PROBLEM TO WORK ON
Scan the lines below for "chart"; report the number of lines that contain it, and only that.
── RECORDS ──
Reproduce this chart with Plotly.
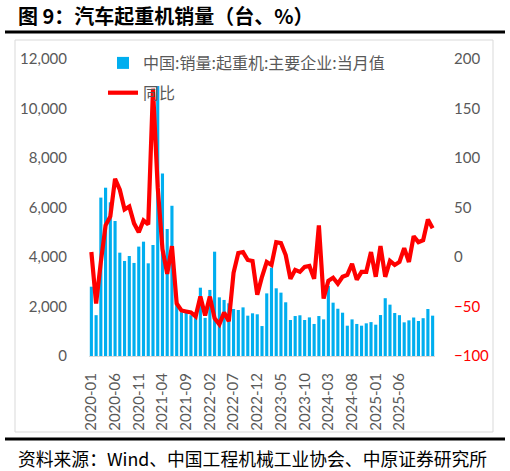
import plotly.graph_objects as go
import pandas as pd

months = [p.strftime("%Y-%m") for p in pd.period_range("2020-01", "2026-01", freq="M")]

sales = [2800, 1650, 6400, 6800, 6210, 5455, 4175, 3840, 4040, 3760, 4420, 4620,
         3745, 4485, 10910, 7370, 5130, 6070, 2200, 1770, 1820, 1650, 1770, 2760,
         1540, 2670, 4215, 2370, 2265, 2130, 1900, 1860, 1965, 1630, 1725, 1685,
         1210, 2530, 3570, 2735, 2560, 2170, 1455, 1615, 1645, 1455, 1560, 1295,
         1615, 1480, 2830, 2155, 1910, 1750, 1225, 1480, 1295, 1225, 1320, 1370,
         1265, 1655, 2335, 2075, 1737, 1650, 1360, 1440, 1555, 1414, 1528, 1899, 1630]

yoy = [5, -47, -5, 32, 41, 79, 68, 48, 51, 34, 25, 37,
       33, 170, 70, 8, -17, 11, -47, -54, -55, -56, -60, -40,
       -59, -40, -62, -68, -56, -65, -16, 4, 5, -3, -4, -38,
       -20, -5, -8, 15, 14, 2, -22, -13, -15, -10, -9, -22,
       32, -42, -24, -21, -27, -20, -18, -7, -23, -15, -15, 5,
       -20, 11, -20, -4, -8, -5, 9, -5, 21, 15, 17, 38, 29]

tick_labels = ["2020-01", "2020-06", "2020-11", "2021-04", "2021-09", "2022-02", "2022-07",
               "2022-12", "2023-05", "2023-10", "2024-03", "2024-08", "2025-01", "2025-06"]
left_ticks = [0, 2000, 4000, 6000, 8000, 10000, 12000]
right_pos_ticks = [0, 50, 100, 150, 200]
right_neg_ticks = [-100, -50]

W, H = 510, 471
L, R, T, B = 89, 75, 59, 115
PW, PH = W - L - R, H - T - B

def px(xp):
    return (xp - L) / PW

def py(yp):
    return (H - B - yp) / PH

GRAY = "#595959"
NUM_FONT = "Lato, 'Noto Sans CJK SC', sans-serif"
CJK_FONT = "'Noto Sans CJK SC', sans-serif"

fig = go.Figure()
fig.add_trace(go.Bar(x=months, y=sales, name="中国:销量:起重机:主要企业:当月值",
                     marker=dict(color="#00AEEF", line=dict(width=0)),
                     legendgroup="a"))
fig.add_trace(go.Scatter(x=months, y=yoy, name="同比", mode="lines",
                         line=dict(color="#FF0000", width=4.2), yaxis="y2",
                         legendgroup="b"))
fig.add_trace(go.Scatter(x=months, y=yoy, mode="lines", yaxis="y3", opacity=0,
                         showlegend=False, hoverinfo="skip"))

fig.update_layout(
    width=W, height=H,
    margin=dict(l=L, r=R, t=T, b=B, autoexpand=False),
    paper_bgcolor="white", plot_bgcolor="white",
    bargap=0.34,
    showlegend=True,
    legend=dict(x=px(103), y=py(46), xanchor="left", yanchor="top",
                bgcolor="rgba(0,0,0,0)", font=dict(family=CJK_FONT, size=16, color=GRAY),
                traceorder="grouped", tracegroupgap=6),
    xaxis=dict(type="category", tickmode="array", tickvals=tick_labels, ticktext=tick_labels,
               tickangle=-90, tickfont=dict(family=NUM_FONT, size=15, color=GRAY),
               ticks="outside", ticklen=10, tickcolor="rgba(0,0,0,0)",
               showline=True, linecolor="#D9D9D9", linewidth=1, showgrid=False,
               range=[-0.5, len(months) - 0.5]),
    yaxis=dict(range=[0, 12000], tickvals=left_ticks, tickformat=",d",
               tickfont=dict(family=NUM_FONT, size=15, color=GRAY),
               ticks="outside", ticklen=18, tickcolor="rgba(0,0,0,0)",
               showgrid=False, zeroline=False, showline=False),
    yaxis2=dict(range=[-100, 200], overlaying="y", side="right", tickvals=right_pos_ticks,
                tickfont=dict(family=NUM_FONT, size=15, color=GRAY),
                ticks="outside", ticklen=15, tickcolor="rgba(0,0,0,0)",
                showgrid=False, zeroline=False, showline=False),
    yaxis3=dict(range=[-100, 200], overlaying="y", side="right", tickvals=right_neg_ticks,
                tickfont=dict(family=NUM_FONT, size=15, color="#FF0000"),
                ticks="outside", ticklen=15, tickcolor="rgba(0,0,0,0)",
                showgrid=False, zeroline=False, showline=False),
    shapes=[
        dict(type="rect", xref="paper", yref="paper", x0=px(15), x1=px(493), y0=py(432), y1=py(40),
             line=dict(color="#D9D9D9", width=1), layer="below"),
        dict(type="line", xref="paper", yref="paper", x0=px(5), x1=px(505), y0=py(32), y1=py(32),
             line=dict(color="black", width=3)),
        dict(type="line", xref="paper", yref="paper", x0=px(5), x1=px(505), y0=py(439), y1=py(439),
             line=dict(color="black", width=3)),
    ],
    annotations=[
        dict(text="<b>图 9：汽车起重机销量（台、%）</b>", xref="paper", yref="paper",
             x=px(16), y=py(15), xanchor="left", yanchor="middle", showarrow=False,
             font=dict(family=CJK_FONT, size=20, color="black")),
        dict(text="资料来源：Wind、中国工程机械工业协会、中原证券研究所", xref="paper", yref="paper",
             x=px(16), y=py(458), xanchor="left", yanchor="middle", showarrow=False,
             font=dict(family=CJK_FONT, size=17.8, color="black")),
    ],
)

fig.write_html("out.html")
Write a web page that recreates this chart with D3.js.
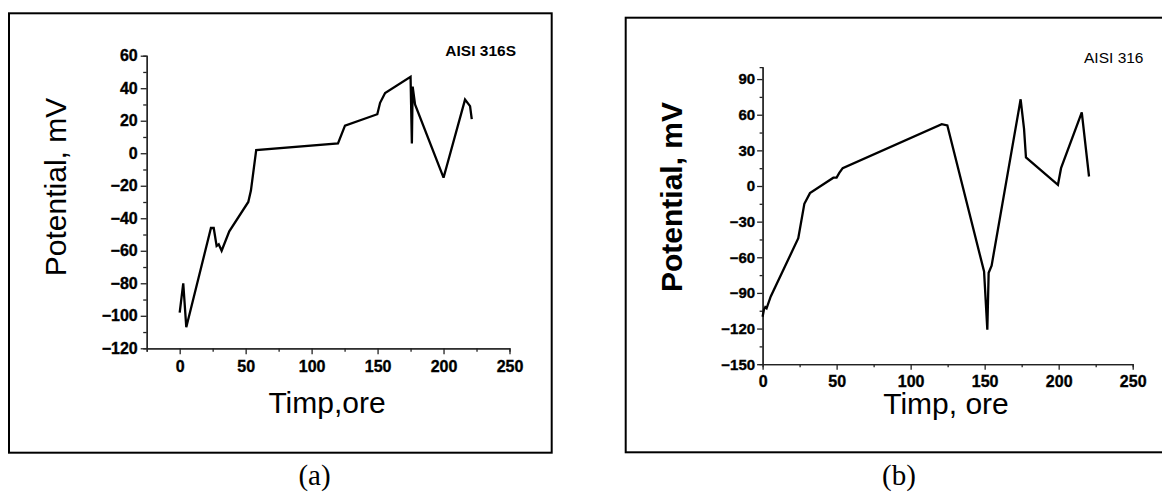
───
WRITTEN SOLUTION
2